Tuesday, November 24, 2009

Social Constructivism

Isn't it amazing that in so many of our readings, the authors give voice to what common sense, teaching experience, instinct, and basic knowlege of the educational process has already told us? While I read, I keep thinking, "Well, of course." But the authors, and often Brian in his podcasts, put into concrete words and bring into focus nebulous ideas that have been floating around in my head for years. I know what I teach, but now I know WHY I teach it the way I do. Some of the ideas in this week's readings sort of lend authority to what we all do by experience and instinct. Scaffolding can be as simple as asking a harder follow-up question leading the student from what he or she knows to what he/she doesn't know, but can know with a little bit of direction.

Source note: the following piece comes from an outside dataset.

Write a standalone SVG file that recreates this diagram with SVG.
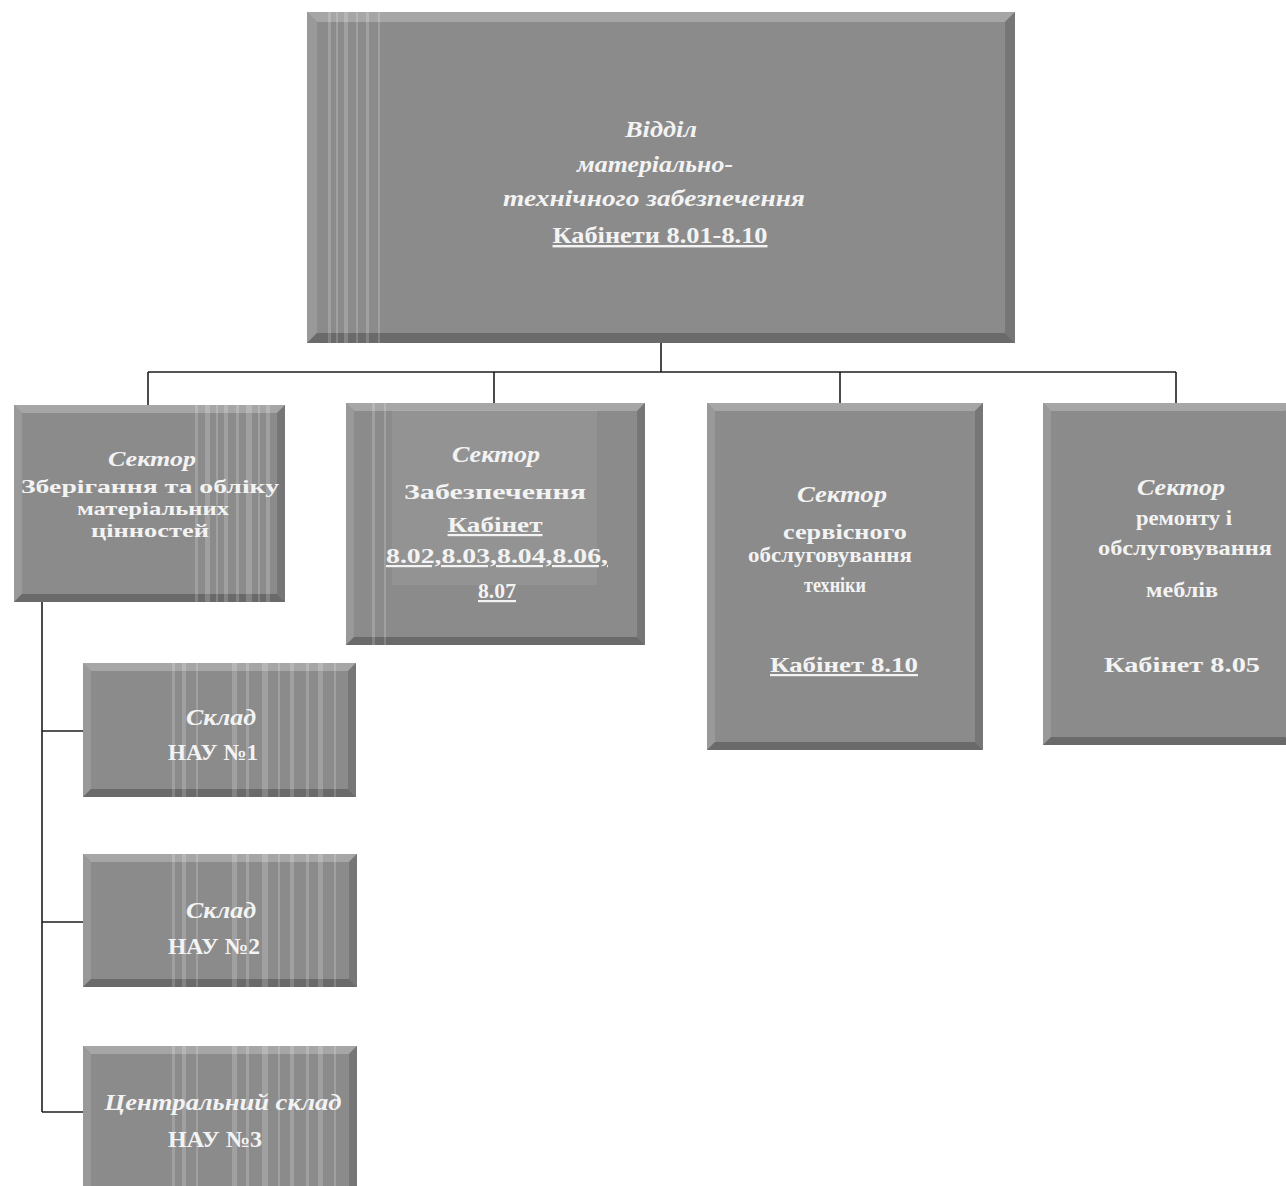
<svg xmlns="http://www.w3.org/2000/svg" width="1286" height="1186" viewBox="0 0 1286 1186">
<style>
.bg{fill:#8b8b8b}
.bt{fill:#a6a6a6}
.bl{fill:#999999}
.br{fill:#767676}
.bb{fill:#6a6a6a}
.st{fill:#ffffff;opacity:0.18}
.t{font-family:"Liberation Serif","Times New Roman",serif;font-weight:bold;fill:#f3f3f3;text-anchor:middle}
.i{font-style:italic}
.u{text-decoration:underline}
.c{stroke:#1e1e1e;stroke-width:1.6;fill:none}
</style>
<rect width="1286" height="1186" fill="#ffffff"/>
<g id="connectors">
<path class="c" d="M661 343V372M148 372H1176M148 372V405M494 372V403M840 372V403M1176 372V403"/>
<path class="c" d="M42 602V1112M42 731H83M42 922H83M42 1112H83"/>
</g>
<g id="node-top">
<rect class="bg" x="307" y="12" width="708" height="331"/>
<polygon class="bt" points="307,12 1015,12 1005,22 317,22"/>
<polygon class="bl" points="307,12 317,22 317,333 307,343"/>
<polygon class="br" points="1015,12 1015,343 1005,333 1005,22"/>
<polygon class="bb" points="307,343 1015,343 1005,333 317,333"/>
<rect class="st" x="328" y="12" width="3" height="331"/>
<rect class="st" x="336" y="12" width="2" height="331"/>
<rect class="st" x="344" y="12" width="4" height="331"/>
<rect class="st" x="356" y="12" width="2" height="331"/>
<rect class="st" x="366" y="12" width="3" height="331"/>
<rect class="st" x="378" y="12" width="2" height="331"/>
<text class="t i" x="661" y="137" font-size="24" textLength="72" lengthAdjust="spacingAndGlyphs">Відділ</text>
<text class="t i" x="655" y="172" font-size="24" textLength="156" lengthAdjust="spacingAndGlyphs">матеріально-</text>
<text class="t i" x="654" y="206" font-size="24" textLength="302" lengthAdjust="spacingAndGlyphs">технічного забезпечення</text>
<text class="t u" x="660" y="243" font-size="24" textLength="215" lengthAdjust="spacingAndGlyphs">Кабінети 8.01-8.10</text>
</g>
<g id="node-s1">
<rect class="bg" x="14" y="405" width="271" height="197"/>
<polygon class="bt" points="14,405 285,405 277,413 22,413"/>
<polygon class="bl" points="14,405 22,413 22,594 14,602"/>
<polygon class="br" points="285,405 285,602 277,594 277,413"/>
<polygon class="bb" points="14,602 285,602 277,594 22,594"/>
<rect class="st" x="195" y="405" width="3" height="197"/>
<rect class="st" x="205" y="405" width="5" height="197"/>
<rect class="st" x="216" y="405" width="2" height="197"/>
<rect class="st" x="224" y="405" width="4" height="197"/>
<rect class="st" x="236" y="405" width="3" height="197"/>
<rect class="st" x="246" y="405" width="6" height="197"/>
<rect class="st" x="258" y="405" width="2" height="197"/>
<rect class="st" x="266" y="405" width="4" height="197"/>
<text class="t i" x="152" y="466" font-size="22" textLength="88" lengthAdjust="spacingAndGlyphs">Сектор</text>
<text class="t" x="150" y="493" font-size="19" textLength="258" lengthAdjust="spacingAndGlyphs">Зберігання та обліку</text>
<text class="t" x="153" y="515" font-size="19" textLength="152" lengthAdjust="spacingAndGlyphs">матеріальних</text>
<text class="t" x="150" y="537" font-size="19" textLength="118" lengthAdjust="spacingAndGlyphs">цінностей</text>
</g>
<g id="node-s2">
<rect class="bg" x="346" y="403" width="299" height="242"/>
<polygon class="bt" points="346,403 645,403 637,411 354,411"/>
<polygon class="bl" points="346,403 354,411 354,637 346,645"/>
<polygon class="br" points="645,403 645,645 637,637 637,411"/>
<polygon class="bb" points="346,645 645,645 637,637 354,637"/>
<rect class="st" x="372" y="403" width="3" height="242"/>
<rect class="st" x="384" y="403" width="2" height="242"/>
<rect x="392" y="410" width="205" height="175" fill="#ffffff" opacity="0.07"/>
<text class="t i" x="496" y="462" font-size="23" textLength="88" lengthAdjust="spacingAndGlyphs">Сектор</text>
<text class="t" x="495" y="499" font-size="22" textLength="182" lengthAdjust="spacingAndGlyphs">Забезпечення</text>
<text class="t u" x="495" y="532" font-size="22" textLength="95" lengthAdjust="spacingAndGlyphs">Кабінет</text>
<text class="t u" x="497" y="563" font-size="22" textLength="222" lengthAdjust="spacingAndGlyphs">8.02,8.03,8.04,8.06,</text>
<text class="t u" x="497" y="598" font-size="22" textLength="38" lengthAdjust="spacingAndGlyphs">8.07</text>
</g>
<g id="node-s3">
<rect class="bg" x="707" y="403" width="276" height="347"/>
<polygon class="bt" points="707,403 983,403 975,411 715,411"/>
<polygon class="bl" points="707,403 715,411 715,742 707,750"/>
<polygon class="br" points="983,403 983,750 975,742 975,411"/>
<polygon class="bb" points="707,750 983,750 975,742 715,742"/>
<text class="t i" x="842" y="502" font-size="23" textLength="90" lengthAdjust="spacingAndGlyphs">Сектор</text>
<text class="t" x="845" y="539" font-size="22" textLength="124" lengthAdjust="spacingAndGlyphs">сервісного</text>
<text class="t" x="830" y="562" font-size="22" textLength="164" lengthAdjust="spacingAndGlyphs">обслуговування</text>
<text class="t" x="835" y="592" font-size="22" textLength="62" lengthAdjust="spacingAndGlyphs">техніки</text>
<text class="t u" x="844" y="672" font-size="22" textLength="148" lengthAdjust="spacingAndGlyphs">Кабінет 8.10</text>
</g>
<g id="node-s4">
<rect class="bg" x="1043" y="403" width="250" height="342"/>
<polygon class="bt" points="1043,403 1293,403 1285,411 1051,411"/>
<polygon class="bl" points="1043,403 1051,411 1051,737 1043,745"/>
<polygon class="bb" points="1043,745 1293,745 1285,737 1051,737"/>
<text class="t i" x="1181" y="495" font-size="23" textLength="88" lengthAdjust="spacingAndGlyphs">Сектор</text>
<text class="t" x="1184" y="525" font-size="22" textLength="96" lengthAdjust="spacingAndGlyphs">ремонту і</text>
<text class="t" x="1185" y="555" font-size="22" textLength="174" lengthAdjust="spacingAndGlyphs">обслуговування</text>
<text class="t" x="1182" y="597" font-size="22" textLength="72" lengthAdjust="spacingAndGlyphs">меблів</text>
<text class="t" x="1182" y="672" font-size="22" textLength="156" lengthAdjust="spacingAndGlyphs">Кабінет  8.05</text>
</g>
<g id="node-w1">
<rect class="bg" x="83" y="663" width="273" height="134"/>
<polygon class="bt" points="83,663 356,663 348,671 91,671"/>
<polygon class="bl" points="83,663 91,671 91,789 83,797"/>
<polygon class="br" points="356,663 356,797 348,789 348,671"/>
<polygon class="bb" points="83,797 356,797 348,789 91,789"/>
<rect class="st" x="172" y="663" width="3" height="134"/>
<rect class="st" x="182" y="663" width="4" height="134"/>
<rect class="st" x="196" y="663" width="2" height="134"/>
<rect class="st" x="232" y="663" width="5" height="134"/>
<rect class="st" x="246" y="663" width="3" height="134"/>
<rect class="st" x="262" y="663" width="6" height="134"/>
<rect class="st" x="278" y="663" width="2" height="134"/>
<rect class="st" x="290" y="663" width="4" height="134"/>
<rect class="st" x="306" y="663" width="3" height="134"/>
<rect class="st" x="318" y="663" width="5" height="134"/>
<rect class="st" x="334" y="663" width="2" height="134"/>
<text class="t i" x="221" y="725" font-size="23" textLength="70" lengthAdjust="spacingAndGlyphs">Склад</text>
<text class="t" x="213" y="760" font-size="23" textLength="90" lengthAdjust="spacingAndGlyphs">НАУ №1</text>
</g>
<g id="node-w2">
<rect class="bg" x="83" y="854" width="274" height="133"/>
<polygon class="bt" points="83,854 357,854 349,862 91,862"/>
<polygon class="bl" points="83,854 91,862 91,979 83,987"/>
<polygon class="br" points="357,854 357,987 349,979 349,862"/>
<polygon class="bb" points="83,987 357,987 349,979 91,979"/>
<rect class="st" x="172" y="854" width="3" height="133"/>
<rect class="st" x="182" y="854" width="4" height="133"/>
<rect class="st" x="196" y="854" width="2" height="133"/>
<rect class="st" x="232" y="854" width="5" height="133"/>
<rect class="st" x="246" y="854" width="3" height="133"/>
<rect class="st" x="262" y="854" width="6" height="133"/>
<rect class="st" x="278" y="854" width="2" height="133"/>
<rect class="st" x="290" y="854" width="4" height="133"/>
<rect class="st" x="306" y="854" width="3" height="133"/>
<rect class="st" x="318" y="854" width="5" height="133"/>
<rect class="st" x="334" y="854" width="2" height="133"/>
<text class="t i" x="221" y="918" font-size="23" textLength="70" lengthAdjust="spacingAndGlyphs">Склад</text>
<text class="t" x="214" y="954" font-size="23" textLength="92" lengthAdjust="spacingAndGlyphs">НАУ №2</text>
</g>
<g id="node-w3">
<rect class="bg" x="83" y="1046" width="274" height="150"/>
<polygon class="bt" points="83,1046 357,1046 349,1054 91,1054"/>
<polygon class="bl" points="83,1046 91,1054 91,1196 83,1196"/>
<polygon class="br" points="357,1046 357,1196 349,1196 349,1054"/>
<rect class="st" x="172" y="1046" width="3" height="140"/>
<rect class="st" x="182" y="1046" width="4" height="140"/>
<rect class="st" x="196" y="1046" width="2" height="140"/>
<rect class="st" x="232" y="1046" width="5" height="140"/>
<rect class="st" x="246" y="1046" width="3" height="140"/>
<rect class="st" x="262" y="1046" width="6" height="140"/>
<rect class="st" x="278" y="1046" width="2" height="140"/>
<rect class="st" x="290" y="1046" width="4" height="140"/>
<rect class="st" x="306" y="1046" width="3" height="140"/>
<rect class="st" x="318" y="1046" width="5" height="140"/>
<rect class="st" x="334" y="1046" width="2" height="140"/>
<text class="t i" x="223" y="1110" font-size="23" textLength="237" lengthAdjust="spacingAndGlyphs">Центральний склад</text>
<text class="t" x="215" y="1147" font-size="23" textLength="94" lengthAdjust="spacingAndGlyphs">НАУ №3</text>
</g>
</svg>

The idea of Zone of Proximal Development is the idea of starting where they are at and going from there. That is not an easy thing to do especially on the high school level where the students are scattered from pre-operational to formal operations, but is never-the-less extremely important. How can a student start far beyond their own level? In high school, the only result a teacher gets from that is students melting onto their desks followed by deep breathing, drool on desks, and snoring.

Of course, I can't let a blog go by without complaining about the biggest obstacle I have to being a better teacher: class size. How do we cover classes of 40 to 45 students per class? How do we get a Zone of Proximal Development for all our students without spending hours upon hours just getting that one thing? How do we tailor our lessons to what our students need when it is a challenge just to get all their names memorized? It drives me crazy. I don't see an answer to this anywhere from anyone. I hate the fact that I have to aim my lessons toward what I hope is the mid-range of all my students, guessing and hoping that a majority will gain something from what I am teaching. It doesn't help that our administration is telling us that we will have 50 students a class next year. I'm going to have to hang them from the lights just to fit them in the room.